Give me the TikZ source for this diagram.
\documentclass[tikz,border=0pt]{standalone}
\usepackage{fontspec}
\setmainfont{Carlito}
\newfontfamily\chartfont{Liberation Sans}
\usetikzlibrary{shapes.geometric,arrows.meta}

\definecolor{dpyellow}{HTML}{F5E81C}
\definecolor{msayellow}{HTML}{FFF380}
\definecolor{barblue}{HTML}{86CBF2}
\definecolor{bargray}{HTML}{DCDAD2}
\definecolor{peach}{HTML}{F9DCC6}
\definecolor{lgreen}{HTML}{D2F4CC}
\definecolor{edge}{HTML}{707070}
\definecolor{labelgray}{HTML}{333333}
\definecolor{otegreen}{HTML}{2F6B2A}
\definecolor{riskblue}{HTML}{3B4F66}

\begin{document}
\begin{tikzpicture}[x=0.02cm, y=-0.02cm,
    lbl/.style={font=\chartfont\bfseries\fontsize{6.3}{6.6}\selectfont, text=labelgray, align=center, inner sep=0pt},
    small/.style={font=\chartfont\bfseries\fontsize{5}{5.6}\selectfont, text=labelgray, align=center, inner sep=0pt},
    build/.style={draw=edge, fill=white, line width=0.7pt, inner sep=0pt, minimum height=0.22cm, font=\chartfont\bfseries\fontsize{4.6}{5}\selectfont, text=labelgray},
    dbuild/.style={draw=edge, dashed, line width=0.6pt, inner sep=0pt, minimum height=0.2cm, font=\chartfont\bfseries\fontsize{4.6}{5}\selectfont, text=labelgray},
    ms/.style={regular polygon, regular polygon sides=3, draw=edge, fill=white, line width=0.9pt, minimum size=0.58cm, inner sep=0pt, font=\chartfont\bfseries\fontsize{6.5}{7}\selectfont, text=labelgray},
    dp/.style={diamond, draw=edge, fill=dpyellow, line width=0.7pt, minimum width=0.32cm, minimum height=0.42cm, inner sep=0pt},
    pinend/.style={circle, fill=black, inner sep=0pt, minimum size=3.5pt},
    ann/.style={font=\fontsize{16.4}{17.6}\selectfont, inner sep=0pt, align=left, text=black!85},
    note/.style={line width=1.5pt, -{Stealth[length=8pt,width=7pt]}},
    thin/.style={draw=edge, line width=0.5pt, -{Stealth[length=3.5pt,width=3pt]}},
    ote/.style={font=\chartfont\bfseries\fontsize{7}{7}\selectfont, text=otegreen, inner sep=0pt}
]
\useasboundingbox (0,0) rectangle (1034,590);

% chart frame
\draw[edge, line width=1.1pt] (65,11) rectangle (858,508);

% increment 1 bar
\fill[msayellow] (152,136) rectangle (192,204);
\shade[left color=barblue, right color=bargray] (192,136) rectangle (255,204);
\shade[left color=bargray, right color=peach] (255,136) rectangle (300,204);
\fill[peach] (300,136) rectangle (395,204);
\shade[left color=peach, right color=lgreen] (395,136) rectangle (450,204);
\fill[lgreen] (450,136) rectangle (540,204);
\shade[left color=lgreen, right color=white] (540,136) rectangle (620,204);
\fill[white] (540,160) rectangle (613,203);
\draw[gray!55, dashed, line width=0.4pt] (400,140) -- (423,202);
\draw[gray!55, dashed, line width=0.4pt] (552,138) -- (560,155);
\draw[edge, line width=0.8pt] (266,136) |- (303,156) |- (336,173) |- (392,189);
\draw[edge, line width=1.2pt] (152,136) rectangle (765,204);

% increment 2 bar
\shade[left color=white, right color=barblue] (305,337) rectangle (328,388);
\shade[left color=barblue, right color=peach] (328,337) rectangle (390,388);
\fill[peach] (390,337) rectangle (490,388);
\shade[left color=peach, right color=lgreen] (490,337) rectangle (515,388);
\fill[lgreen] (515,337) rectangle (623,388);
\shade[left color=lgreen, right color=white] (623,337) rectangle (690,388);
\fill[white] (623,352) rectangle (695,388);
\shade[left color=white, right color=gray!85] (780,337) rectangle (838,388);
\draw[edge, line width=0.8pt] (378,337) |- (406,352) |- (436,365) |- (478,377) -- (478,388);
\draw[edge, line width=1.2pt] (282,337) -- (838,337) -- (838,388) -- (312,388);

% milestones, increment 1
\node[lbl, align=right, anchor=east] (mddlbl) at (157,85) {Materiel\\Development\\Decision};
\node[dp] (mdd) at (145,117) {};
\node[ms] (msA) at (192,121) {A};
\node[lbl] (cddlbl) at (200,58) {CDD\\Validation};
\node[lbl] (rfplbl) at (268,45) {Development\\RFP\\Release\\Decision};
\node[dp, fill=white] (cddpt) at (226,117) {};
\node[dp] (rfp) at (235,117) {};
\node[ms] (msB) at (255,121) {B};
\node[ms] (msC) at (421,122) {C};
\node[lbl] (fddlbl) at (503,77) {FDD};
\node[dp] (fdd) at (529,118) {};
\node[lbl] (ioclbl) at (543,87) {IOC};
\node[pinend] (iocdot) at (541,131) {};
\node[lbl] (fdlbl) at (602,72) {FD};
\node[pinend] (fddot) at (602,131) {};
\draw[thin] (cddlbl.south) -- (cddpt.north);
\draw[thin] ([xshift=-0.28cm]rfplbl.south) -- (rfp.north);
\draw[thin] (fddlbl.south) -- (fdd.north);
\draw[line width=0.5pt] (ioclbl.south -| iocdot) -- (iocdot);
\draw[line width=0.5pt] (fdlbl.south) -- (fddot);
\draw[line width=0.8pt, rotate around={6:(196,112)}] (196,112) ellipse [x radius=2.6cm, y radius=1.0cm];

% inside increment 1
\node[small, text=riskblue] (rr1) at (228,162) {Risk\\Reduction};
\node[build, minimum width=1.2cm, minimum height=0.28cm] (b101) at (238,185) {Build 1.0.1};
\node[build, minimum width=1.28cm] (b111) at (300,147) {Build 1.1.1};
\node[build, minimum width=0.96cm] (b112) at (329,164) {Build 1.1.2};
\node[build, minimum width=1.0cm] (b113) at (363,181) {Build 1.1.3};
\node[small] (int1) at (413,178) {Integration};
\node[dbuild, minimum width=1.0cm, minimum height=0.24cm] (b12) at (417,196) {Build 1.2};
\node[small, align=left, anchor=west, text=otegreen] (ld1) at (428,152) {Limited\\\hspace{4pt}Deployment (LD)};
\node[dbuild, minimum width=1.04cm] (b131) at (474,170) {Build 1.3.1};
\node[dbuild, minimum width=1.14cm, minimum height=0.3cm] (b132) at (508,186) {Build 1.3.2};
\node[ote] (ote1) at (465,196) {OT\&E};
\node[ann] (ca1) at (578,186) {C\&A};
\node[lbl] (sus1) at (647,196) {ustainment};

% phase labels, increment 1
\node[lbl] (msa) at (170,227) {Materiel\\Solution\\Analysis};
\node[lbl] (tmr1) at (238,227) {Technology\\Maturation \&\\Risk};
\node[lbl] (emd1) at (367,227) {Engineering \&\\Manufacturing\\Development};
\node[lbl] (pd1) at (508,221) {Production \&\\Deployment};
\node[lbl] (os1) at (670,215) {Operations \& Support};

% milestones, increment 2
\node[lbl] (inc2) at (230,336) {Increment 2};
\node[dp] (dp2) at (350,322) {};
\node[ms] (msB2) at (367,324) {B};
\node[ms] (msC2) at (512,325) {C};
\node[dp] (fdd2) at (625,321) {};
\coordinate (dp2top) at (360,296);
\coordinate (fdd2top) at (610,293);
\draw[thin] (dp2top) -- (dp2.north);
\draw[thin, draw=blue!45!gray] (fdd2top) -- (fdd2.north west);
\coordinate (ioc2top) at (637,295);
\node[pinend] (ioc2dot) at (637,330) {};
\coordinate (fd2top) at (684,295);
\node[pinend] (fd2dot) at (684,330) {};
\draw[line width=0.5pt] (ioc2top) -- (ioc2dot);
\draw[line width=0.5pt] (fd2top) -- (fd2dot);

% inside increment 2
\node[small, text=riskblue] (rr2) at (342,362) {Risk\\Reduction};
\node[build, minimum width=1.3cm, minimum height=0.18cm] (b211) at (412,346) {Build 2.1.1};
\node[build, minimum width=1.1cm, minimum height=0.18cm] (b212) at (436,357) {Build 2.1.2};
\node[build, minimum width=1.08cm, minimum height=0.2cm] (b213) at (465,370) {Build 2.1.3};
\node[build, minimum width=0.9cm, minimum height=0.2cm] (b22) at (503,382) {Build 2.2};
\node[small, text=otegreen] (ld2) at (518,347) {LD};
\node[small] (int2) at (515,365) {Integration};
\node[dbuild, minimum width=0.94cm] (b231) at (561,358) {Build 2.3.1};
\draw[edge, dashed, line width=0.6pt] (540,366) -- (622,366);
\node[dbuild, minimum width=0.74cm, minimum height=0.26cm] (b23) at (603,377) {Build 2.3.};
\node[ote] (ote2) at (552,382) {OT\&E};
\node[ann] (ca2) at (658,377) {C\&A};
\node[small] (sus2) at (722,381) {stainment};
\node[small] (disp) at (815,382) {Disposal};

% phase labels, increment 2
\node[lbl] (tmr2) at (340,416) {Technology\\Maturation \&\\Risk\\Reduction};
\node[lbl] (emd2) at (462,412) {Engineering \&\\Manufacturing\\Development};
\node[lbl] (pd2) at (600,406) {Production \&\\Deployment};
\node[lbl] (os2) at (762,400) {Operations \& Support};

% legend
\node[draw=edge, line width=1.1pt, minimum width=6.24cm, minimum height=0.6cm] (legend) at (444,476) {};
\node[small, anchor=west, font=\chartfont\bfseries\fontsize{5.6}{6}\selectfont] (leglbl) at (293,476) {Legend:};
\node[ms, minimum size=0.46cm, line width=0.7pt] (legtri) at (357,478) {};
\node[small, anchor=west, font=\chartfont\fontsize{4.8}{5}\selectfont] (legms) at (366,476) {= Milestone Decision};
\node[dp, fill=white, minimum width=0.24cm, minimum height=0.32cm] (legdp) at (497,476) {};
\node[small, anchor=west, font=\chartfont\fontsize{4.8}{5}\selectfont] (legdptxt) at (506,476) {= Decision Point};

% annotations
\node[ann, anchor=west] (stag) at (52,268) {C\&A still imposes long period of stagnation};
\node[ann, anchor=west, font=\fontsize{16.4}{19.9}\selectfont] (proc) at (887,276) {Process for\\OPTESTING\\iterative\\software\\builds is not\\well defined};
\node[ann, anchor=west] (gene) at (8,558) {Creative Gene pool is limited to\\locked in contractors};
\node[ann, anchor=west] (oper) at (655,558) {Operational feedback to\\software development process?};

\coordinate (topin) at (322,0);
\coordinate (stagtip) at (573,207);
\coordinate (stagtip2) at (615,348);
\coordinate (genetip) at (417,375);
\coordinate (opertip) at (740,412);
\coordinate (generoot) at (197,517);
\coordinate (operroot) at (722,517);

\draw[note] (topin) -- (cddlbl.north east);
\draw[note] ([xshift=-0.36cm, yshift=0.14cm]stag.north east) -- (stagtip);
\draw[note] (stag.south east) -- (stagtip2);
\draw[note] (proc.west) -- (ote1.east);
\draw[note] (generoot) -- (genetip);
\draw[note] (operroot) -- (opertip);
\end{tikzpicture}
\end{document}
+--
**Task**.
From the opening line of the data above through the line that contains "(0,0) rectangle (1034,590);", please print each line as it stands and only those lines.

**Output of the exercise**.
Give me the TikZ source for this diagram.
\documentclass[tikz,border=0pt]{standalone}
\usepackage{fontspec}
\setmainfont{Carlito}
\newfontfamily\chartfont{Liberation Sans}
\usetikzlibrary{shapes.geometric,arrows.meta}

\definecolor{dpyellow}{HTML}{F5E81C}
\definecolor{msayellow}{HTML}{FFF380}
\definecolor{barblue}{HTML}{86CBF2}
\definecolor{bargray}{HTML}{DCDAD2}
\definecolor{peach}{HTML}{F9DCC6}
\definecolor{lgreen}{HTML}{D2F4CC}
\definecolor{edge}{HTML}{707070}
\definecolor{labelgray}{HTML}{333333}
\definecolor{otegreen}{HTML}{2F6B2A}
\definecolor{riskblue}{HTML}{3B4F66}

\begin{document}
\begin{tikzpicture}[x=0.02cm, y=-0.02cm,
    lbl/.style={font=\chartfont\bfseries\fontsize{6.3}{6.6}\selectfont, text=labelgray, align=center, inner sep=0pt},
    small/.style={font=\chartfont\bfseries\fontsize{5}{5.6}\selectfont, text=labelgray, align=center, inner sep=0pt},
    build/.style={draw=edge, fill=white, line width=0.7pt, inner sep=0pt, minimum height=0.22cm, font=\chartfont\bfseries\fontsize{4.6}{5}\selectfont, text=labelgray},
    dbuild/.style={draw=edge, dashed, line width=0.6pt, inner sep=0pt, minimum height=0.2cm, font=\chartfont\bfseries\fontsize{4.6}{5}\selectfont, text=labelgray},
    ms/.style={regular polygon, regular polygon sides=3, draw=edge, fill=white, line width=0.9pt, minimum size=0.58cm, inner sep=0pt, font=\chartfont\bfseries\fontsize{6.5}{7}\selectfont, text=labelgray},
    dp/.style={diamond, draw=edge, fill=dpyellow, line width=0.7pt, minimum width=0.32cm, minimum height=0.42cm, inner sep=0pt},
    pinend/.style={circle, fill=black, inner sep=0pt, minimum size=3.5pt},
    ann/.style={font=\fontsize{16.4}{17.6}\selectfont, inner sep=0pt, align=left, text=black!85},
    note/.style={line width=1.5pt, -{Stealth[length=8pt,width=7pt]}},
    thin/.style={draw=edge, line width=0.5pt, -{Stealth[length=3.5pt,width=3pt]}},
    ote/.style={font=\chartfont\bfseries\fontsize{7}{7}\selectfont, text=otegreen, inner sep=0pt}
]
\useasboundingbox (0,0) rectangle (1034,590);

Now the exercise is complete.